McDonald's Slips in the Second Quarter
The mighty Micky-D’s has slipped a bit since we last checked in. The McDonald’s company has reported a lower-than-expected quarterly profit in the second quarter, blaming the combo of a sluggish economy, frugal customers, growing competition, and the downsides of the strengthened dollar for the disappointing figures.
Shares fell 3 percent, to $88.81, and net income fell to $1.35 billion, or $1.32 per share, from last year’s $1.41 billion, or $1.35 per share. On average, analysts were looking for $1.37 a share, according to Thomson Reuters I/B/E/S.

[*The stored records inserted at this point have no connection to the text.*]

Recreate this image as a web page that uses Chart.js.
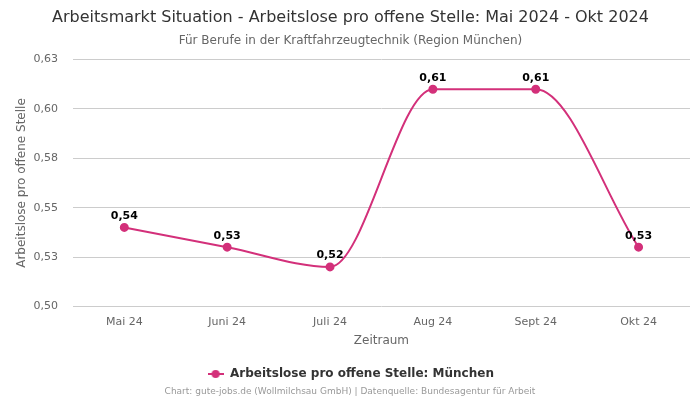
<!DOCTYPE html>
<html><head><meta charset="utf-8">
<script src="https://cdn.jsdelivr.net/npm/chart.js@4/dist/chart.umd.min.js"></script>
<style>html,body{margin:0;padding:0;background:#fff}#wrap{width:700px;height:400px}</style>
</head><body><div id="wrap"><canvas id="c" width="700" height="400"></canvas></div>
<script>
const categories = ["Mai 24", "Juni 24", "Juli 24", "Aug 24", "Sept 24", "Okt 24"];
const values = [0.54, 0.53, 0.52, 0.61, 0.61, 0.53];
const seriesName = "Arbeitslose pro offene Stelle: München";
const titleText = "Arbeitsmarkt Situation - Arbeitslose pro offene Stelle: Mai 2024 - Okt 2024";
const subtitleText = "Für Berufe in der Kraftfahrzeugtechnik (Region München)";
const footerText = "Chart: gute-jobs.de (Wollmilchsau GmbH) | Datenquelle: Bundesagentur für Arbeit";
const yAxisTitle = "Arbeitslose pro offene Stelle";
const xAxisTitle = "Zeitraum";

const color = "#d3307a";
const fmt = v => (Math.round(v * 100 + 1e-6) / 100).toFixed(2).replace(".", ",");

const legendIcon = document.createElement("canvas");
legendIcon.width = 16; legendIcon.height = 10;
(function(){const g=legendIcon.getContext("2d");g.strokeStyle=color;g.lineWidth=2;g.beginPath();g.moveTo(0,5);g.lineTo(16,5);g.stroke();g.fillStyle=color;g.beginPath();g.arc(8,5,4,0,Math.PI*2);g.fill();})();

const labelPlugin = {
  id: "labels",
  afterDatasetsDraw(chart) {
    const ctx = chart.ctx;
    const meta = chart.getDatasetMeta(0);
    ctx.save();
    ctx.font = "bold 11px 'DejaVu Sans'";
    ctx.fillStyle = "#000";
    ctx.textAlign = "center";
    ctx.textBaseline = "bottom";
    meta.data.forEach((p, i) => {
      ctx.fillText(fmt(chart.data.datasets[0].data[i]), p.x, p.y - 6);
    });
    ctx.restore();
  }
};
const footerPlugin = {
  id: "footer",
  afterDraw(chart) {
    const ctx = chart.ctx;
    ctx.save();
    ctx.font = "9px 'DejaVu Sans'";
    ctx.fillStyle = "#999";
    ctx.textAlign = "center";
    ctx.textBaseline = "middle";
    ctx.fillText(footerText, chart.width / 2, 392);
    ctx.restore();
  }
};

new Chart(document.getElementById("c"), {
  type: "line",
  data: {
    labels: categories,
    datasets: [{
      label: seriesName,
      data: values,
      borderColor: color,
      backgroundColor: color,
      borderWidth: 2,
      pointRadius: 3.5,
      pointHoverRadius: 3.5,
      cubicInterpolationMode: "monotone",
      fill: false
    }]
  },
  options: {
    responsive: false,
    animation: false,
    layout: { padding: { left: 11, right: 10, top: 0, bottom: 10 } },
    plugins: {
      title: { display: true, text: titleText, color: "#333", font: { family: "DejaVu Sans", size: 16, weight: "normal" }, padding: { top: 8, bottom: 6 } },
      subtitle: { display: true, text: subtitleText, color: "#666", font: { family: "DejaVu Sans", size: 12 }, padding: { bottom: 12 } },
      legend: {
        position: "bottom",
        labels: {
          usePointStyle: true,
          pointStyleWidth: 17,
          padding: 10,
          color: "#333",
          font: { family: "DejaVu Sans", size: 12, weight: "bold" },
          generateLabels: chart => [{ text: seriesName, pointStyle: legendIcon, fontColor: "#333", datasetIndex: 0, lineWidth: 0, strokeStyle: color, fillStyle: color }]
        }
      },
      tooltip: { enabled: false }
    },
    scales: {
      x: {
        offset: true,
        grid: { display: false },
        border: { display: false },
        ticks: { color: "#666", font: { family: "DejaVu Sans", size: 11 }, padding: 1 },
        title: { display: true, text: xAxisTitle, color: "#666", font: { family: "DejaVu Sans", size: 12 }, padding: { top: 4, bottom: 10 } }
      },
      y: {
        min: 0.5, max: 0.625,
        border: { display: false },
        grid: { color: "#ccc", drawTicks: false },
        afterFit: s => { s.width -= 15; },
        ticks: { stepSize: 0.025, color: "#666", font: { family: "DejaVu Sans", size: 11 }, padding: 15, callback: v => fmt(v) },
        title: { display: true, text: yAxisTitle, color: "#666", font: { family: "DejaVu Sans", size: 12 } }
      }
    }
  },
  plugins: [labelPlugin, footerPlugin]
});
</script></body></html>
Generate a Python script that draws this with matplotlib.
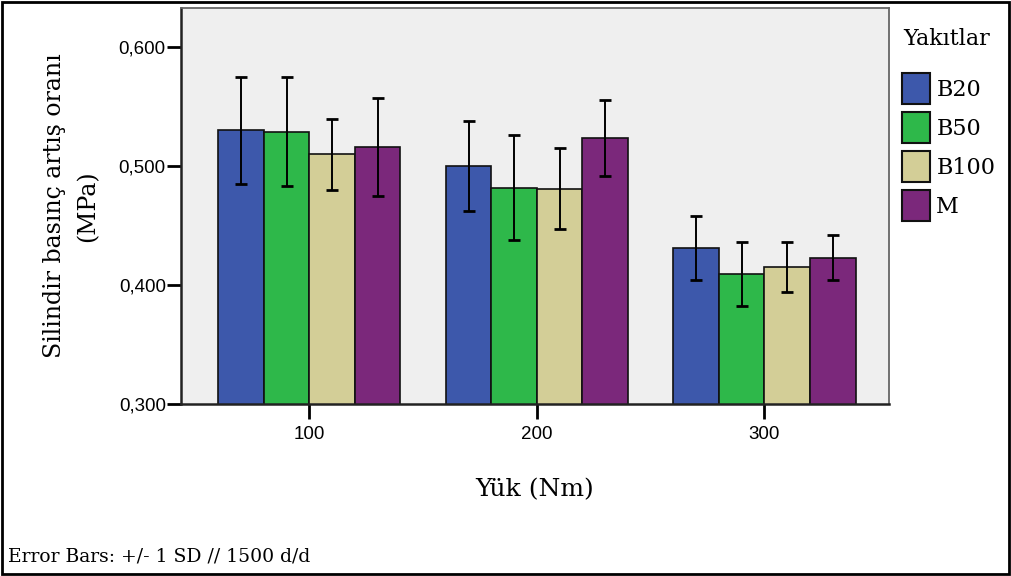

Surprisingly, Europe represents the biggest sales market for McDonald’s, which means the strengthened U.S. dollar led to lessened values of overseas sales for the American company. The stronger dollar equates to a cut of $0.07 per share.
Additionally, the American consumer still proves to be pretty frugal. But it might just be a sign of a lessened interest in eating at restaurants at all.
"You’re starting to see signs that consumers are spending less at restaurants," said Morningstar analyst R.J. Hottovy. "You’re also seeing increased competition."
This competition comes from other huge food chains who have, along with McDonald’s, seen the huge growth potential in emerging markets such as Russia, India, and China, and have bolstered their focus on growth there. Subway, Denny’s, Starbucks, Burger King, and Wendy’s are all examples of the chains promising to make for a tougher road for the golden arches.
For July, McDonald’s expects same-restaurant sales to rise, but by less than they did in the second quarter.